-------- RECORDED DATA

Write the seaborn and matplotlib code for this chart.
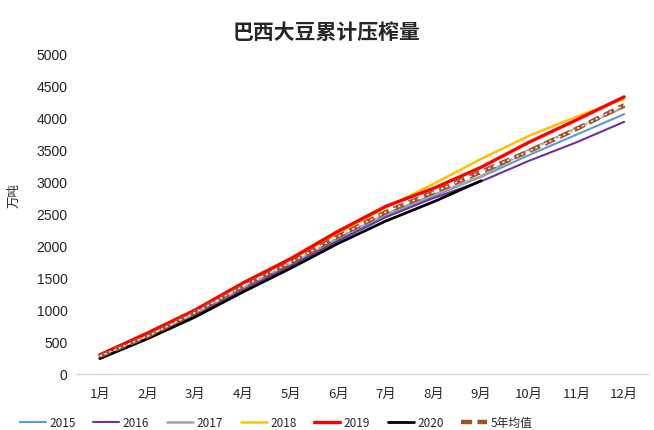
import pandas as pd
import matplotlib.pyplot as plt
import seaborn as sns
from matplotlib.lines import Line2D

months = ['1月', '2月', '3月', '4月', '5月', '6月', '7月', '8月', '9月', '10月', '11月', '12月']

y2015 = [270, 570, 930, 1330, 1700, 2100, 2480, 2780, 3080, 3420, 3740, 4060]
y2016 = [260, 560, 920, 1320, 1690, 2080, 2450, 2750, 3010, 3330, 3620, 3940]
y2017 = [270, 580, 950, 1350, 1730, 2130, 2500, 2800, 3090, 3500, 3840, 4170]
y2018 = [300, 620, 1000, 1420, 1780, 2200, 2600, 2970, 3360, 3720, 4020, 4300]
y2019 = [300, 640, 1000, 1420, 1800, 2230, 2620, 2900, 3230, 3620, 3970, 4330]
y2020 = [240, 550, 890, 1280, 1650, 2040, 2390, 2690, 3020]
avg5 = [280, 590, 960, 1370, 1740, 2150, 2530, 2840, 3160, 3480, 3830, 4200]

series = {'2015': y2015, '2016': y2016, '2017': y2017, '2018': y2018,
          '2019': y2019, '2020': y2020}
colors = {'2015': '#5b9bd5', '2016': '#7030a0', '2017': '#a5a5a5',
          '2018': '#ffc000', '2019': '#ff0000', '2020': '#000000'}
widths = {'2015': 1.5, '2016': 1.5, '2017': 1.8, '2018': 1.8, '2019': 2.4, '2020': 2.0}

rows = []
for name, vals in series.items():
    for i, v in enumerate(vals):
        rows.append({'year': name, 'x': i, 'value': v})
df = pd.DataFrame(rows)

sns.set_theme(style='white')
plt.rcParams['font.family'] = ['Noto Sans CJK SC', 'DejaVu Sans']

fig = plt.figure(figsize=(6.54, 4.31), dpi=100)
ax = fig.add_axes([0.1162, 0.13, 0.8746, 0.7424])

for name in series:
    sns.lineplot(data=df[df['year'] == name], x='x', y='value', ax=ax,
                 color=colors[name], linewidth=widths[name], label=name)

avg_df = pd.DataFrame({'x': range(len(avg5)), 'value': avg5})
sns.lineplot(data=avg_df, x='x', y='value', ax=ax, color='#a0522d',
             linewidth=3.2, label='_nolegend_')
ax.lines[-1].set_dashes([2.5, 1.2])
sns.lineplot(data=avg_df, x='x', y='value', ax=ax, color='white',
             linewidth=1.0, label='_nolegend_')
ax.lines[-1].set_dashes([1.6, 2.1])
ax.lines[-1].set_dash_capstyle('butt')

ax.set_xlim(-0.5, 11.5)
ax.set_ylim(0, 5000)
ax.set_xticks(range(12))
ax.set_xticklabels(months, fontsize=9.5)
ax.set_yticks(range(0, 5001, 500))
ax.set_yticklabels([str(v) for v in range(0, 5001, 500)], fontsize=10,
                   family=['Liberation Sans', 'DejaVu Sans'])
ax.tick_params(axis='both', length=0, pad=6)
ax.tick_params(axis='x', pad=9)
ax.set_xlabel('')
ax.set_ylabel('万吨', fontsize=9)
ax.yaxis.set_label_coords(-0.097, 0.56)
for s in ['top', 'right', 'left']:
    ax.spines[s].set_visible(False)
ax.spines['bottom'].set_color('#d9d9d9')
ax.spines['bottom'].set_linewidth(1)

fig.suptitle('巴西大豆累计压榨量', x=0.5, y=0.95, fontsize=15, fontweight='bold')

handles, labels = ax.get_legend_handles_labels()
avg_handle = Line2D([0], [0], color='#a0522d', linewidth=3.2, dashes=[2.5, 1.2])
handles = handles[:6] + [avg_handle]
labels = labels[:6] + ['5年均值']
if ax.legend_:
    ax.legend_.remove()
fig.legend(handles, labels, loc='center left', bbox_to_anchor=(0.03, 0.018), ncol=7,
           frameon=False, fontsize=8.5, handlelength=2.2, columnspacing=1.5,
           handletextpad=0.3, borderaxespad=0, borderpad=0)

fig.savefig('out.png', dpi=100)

----------------

- _PROBLEM STATEMENT_
Report only how many lines in the listing contain the string "matplotlib".

- _OUTPUT BELOW_
3